From the course: Data Acquisition with LabVIEW
What is data acquisition? - LabVIEW Tutorial
From the course: Data Acquisition with LabVIEW
What is data acquisition?
- [Instructor] Data acquisition, or DAQ for short is the process of measuring and converting physical conditions like temperature or pressure into discrete digital values. We're bringing real world signals into a computer to store and process them digitally. There are three main parts that make up a DAQ System. First, is a sensor or transducer, which is the device that converts some sort of physical phenomenon into an electrical signal. That could be a thermocouple to measure temperature or a microphone to capture sound. That electrical signal is then sent to a DAQ device, which is responsible for measuring it. The DAQ hardware does two things. First, that raw signal coming from the sensor might be too noisy or too small to measure directly, so a signal conditioning circuit cleans it up or manipulates it into something usable. That might involve amplifying, filtering or isolating the input signal.
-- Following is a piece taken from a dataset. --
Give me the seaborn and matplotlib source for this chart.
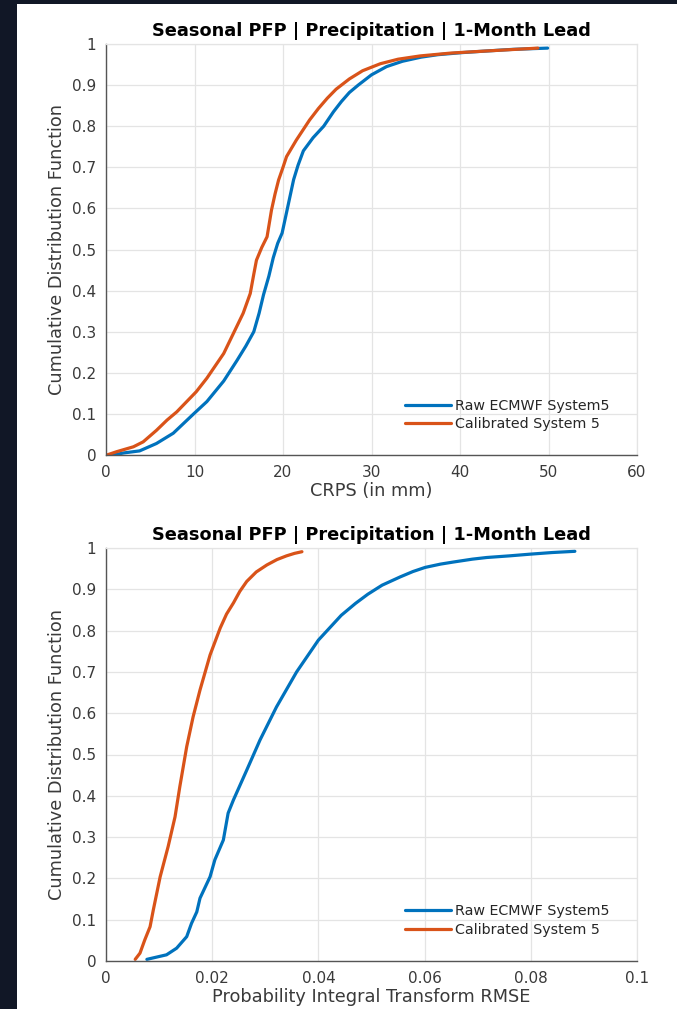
import matplotlib
matplotlib.use("Agg")
import matplotlib.pyplot as plt
import matplotlib.patches as mpatches
import pandas as pd
import seaborn as sns

# ---- CRPS CDF curves (value, cumulative probability) ----
crps_raw_x = [0.8, 2.0, 3.8, 5.7, 7.6, 9.9, 11.4, 13.3, 14.8, 15.8, 16.7, 17.3, 17.8,
              18.4, 18.9, 19.4, 19.9, 20.3, 20.7, 21.2, 21.7, 22.3, 23.4, 24.6, 25.7,
              26.6, 27.5, 28.5, 30.0, 31.7, 33.5, 35.6, 37.5, 40.2, 43.0, 46.0, 49.9]
crps_raw_y = [0.0, 0.005, 0.01, 0.028, 0.053, 0.10, 0.13, 0.18, 0.23, 0.265, 0.30,
              0.345, 0.39, 0.435, 0.48, 0.515, 0.54, 0.58, 0.62, 0.67, 0.705, 0.74,
              0.772, 0.80, 0.835, 0.860, 0.882, 0.90, 0.925, 0.945, 0.958, 0.968,
              0.974, 0.979, 0.983, 0.987, 0.99]

crps_cal_x = [0.1, 1.2, 3.1, 4.2, 5.7, 6.9, 8.0, 10.2, 11.4, 13.3, 14.4, 15.5, 16.3,
              16.7, 17.0, 17.6, 18.2, 18.7, 19.1, 19.5, 20.0, 20.4, 21.5, 23.0, 24.0,
              25.0, 26.0, 27.5, 29.0, 31.0, 33.0, 35.5, 39.0, 43.0, 48.8]
crps_cal_y = [0.0, 0.008, 0.02, 0.032, 0.06, 0.085, 0.105, 0.154, 0.187, 0.247, 0.296,
              0.345, 0.393, 0.440, 0.474, 0.505, 0.531, 0.596, 0.635, 0.669, 0.700,
              0.726, 0.766, 0.815, 0.843, 0.868, 0.890, 0.915, 0.935, 0.952, 0.963,
              0.971, 0.978, 0.983, 0.99]

# ---- PIT RMSE CDF curves ----
pit_raw_x = [0.0077, 0.0114, 0.0133, 0.0152, 0.0161, 0.0171, 0.0177, 0.0196, 0.0205,
             0.0221, 0.0230, 0.0240, 0.0265, 0.0290, 0.0321, 0.0359, 0.0400, 0.0443,
             0.0470, 0.0493, 0.0520, 0.0554, 0.0578, 0.0601, 0.0630, 0.0654, 0.0690,
             0.0717, 0.0760, 0.0798, 0.0840, 0.0883]
pit_raw_y = [0.004, 0.015, 0.031, 0.059, 0.091, 0.119, 0.152, 0.204, 0.245, 0.293,
             0.358, 0.390, 0.462, 0.535, 0.615, 0.700, 0.777, 0.837, 0.866, 0.888,
             0.910, 0.930, 0.943, 0.953, 0.961, 0.966, 0.973, 0.977, 0.981, 0.985,
             0.989, 0.992]

pit_cal_x = [0.0055, 0.0064, 0.0073, 0.0083, 0.0089, 0.0102, 0.0117, 0.0130, 0.0139,
             0.0152, 0.0164, 0.0177, 0.0196, 0.0215, 0.0227, 0.0240, 0.0252, 0.0265,
             0.0283, 0.0303, 0.0322, 0.0340, 0.0355, 0.0369]
pit_cal_y = [0.004, 0.019, 0.051, 0.083, 0.123, 0.204, 0.277, 0.349, 0.422, 0.519,
             0.591, 0.656, 0.741, 0.806, 0.840, 0.867, 0.895, 0.919, 0.942, 0.959,
             0.972, 0.981, 0.987, 0.991]

series_names = ["Raw ECMWF System5", "Calibrated System 5"]
series_colors = ["#0072BD", "#D95319"]
panel_title = "Seasonal PFP | Precipitation | 1-Month Lead"
y_label = "Cumulative Distribution Function"
x_labels = ["CRPS (in mm)", "Probability Integral Transform RMSE"]
y_ticks = [0, 0.1, 0.2, 0.3, 0.4, 0.5, 0.6, 0.7, 0.8, 0.9, 1]
crps_ticks = [0, 10, 20, 30, 40, 50, 60]
pit_ticks = [0, 0.02, 0.04, 0.06, 0.08, 0.1]


def frame(xa, ya, xb, yb):
    return pd.concat([
        pd.DataFrame({"value": xa, "cdf": ya, "series": series_names[0]}),
        pd.DataFrame({"value": xb, "cdf": yb, "series": series_names[1]}),
    ], ignore_index=True)


def fmt(v):
    return f"{v:g}"


sns.set_style("white")
plt.rcParams["font.family"] = ["DejaVu Sans"]

W, H = 677, 1009
fig = plt.figure(figsize=(W / 100, H / 100), dpi=100)
fig.patch.set_facecolor("#111726")
fig.add_artist(mpatches.Rectangle((17 / W, 0), 1 - 17 / W, 1 - 4 / H,
                                  transform=fig.transFigure, facecolor="white",
                                  edgecolor="none", zorder=0))

ax_left = 106 / W
ax_w = (637 - 106) / W
axes = [
    fig.add_axes([ax_left, 1 - 455 / H, ax_w, (455 - 44) / H]),
    fig.add_axes([ax_left, 1 - 961 / H, ax_w, (961 - 548) / H]),
]

panels = [
    (frame(crps_raw_x, crps_raw_y, crps_cal_x, crps_cal_y), crps_ticks, (0, 60)),
    (frame(pit_raw_x, pit_raw_y, pit_cal_x, pit_cal_y), pit_ticks, (0, 0.1)),
]

text_col = "#3a3a3a"
for ax, (df, xt, xlim), xl in zip(axes, panels, x_labels):
    ax.set_facecolor("white")
    sns.lineplot(data=df, x="value", y="cdf", hue="series", hue_order=series_names,
                 palette=series_colors, sort=False, estimator=None, linewidth=2.3,
                 ax=ax)
    ax.set_xlim(*xlim)
    ax.set_ylim(0, 1)
    ax.set_xticks(xt)
    ax.set_xticklabels([fmt(v) for v in xt])
    ax.set_yticks(y_ticks)
    ax.set_yticklabels([fmt(v) for v in y_ticks])
    ax.grid(True, color="#e4e4e4", linewidth=0.9)
    ax.set_axisbelow(True)
    for side in ("top", "right"):
        ax.spines[side].set_color("#e4e4e4")
        ax.spines[side].set_linewidth(0.9)
    for side in ("left", "bottom"):
        ax.spines[side].set_color("#555555")
        ax.spines[side].set_linewidth(1.0)
    ax.tick_params(axis="both", direction="in", length=5, width=1.0, color="#555555",
                   labelsize=11, labelcolor=text_col, pad=7,
                   top=False, right=False)
    ax.set_title(panel_title, fontsize=12.8, fontweight="bold", color="black", pad=6)
    ax.set_xlabel(xl, fontsize=12.8, color=text_col, labelpad=2)
    ax.set_ylabel(y_label, fontsize=12.8, color=text_col, labelpad=4)
    ax.legend(loc="upper left", bbox_to_anchor=(0.563, 0.137), frameon=False,
              fontsize=10.3, handlelength=3.2, handletextpad=0.3, labelspacing=0.3,
              borderpad=0, borderaxespad=0)

fig.savefig("out.png", dpi=100, facecolor=fig.get_facecolor())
After that, the DAQ device uses a component called an analog to digital converter to produce a digital sequence of numbers to represent that analog signal. That digital information gets sent to a computer, which is running driver software to interface with the DAQ device, and application software to process the data. For most of this course we'll be using a National Instruments multi-function DAQ device, which communicates using the NI DAQmx Driver software. The DAQmx application programming interface supports several text based languages, including C, C++, Python, and .NET languages like VB.NET and C#, but for this course we'll be strictly using LabVIEW. If you have your own DAQ hardware to use while taking this course, that's great. But if not, don't worry. I'll show you how to simulate a virtual device so you can still follow along with the programming. Near the end of this course we'll swap out the National Instruments DAQ device for a third party oscilloscope, which we'll interface with using a different driver called NI-VISA. So from a software perspective to follow along with the examples in this course, you'll need a copy of LabVIEW. I'll be using LabVIEW 2019. The DAQmx driver. And the NI-VISA driver. These components can be downloaded and installed separately, but most of the time people choose to install LabVIEW and the drivers together.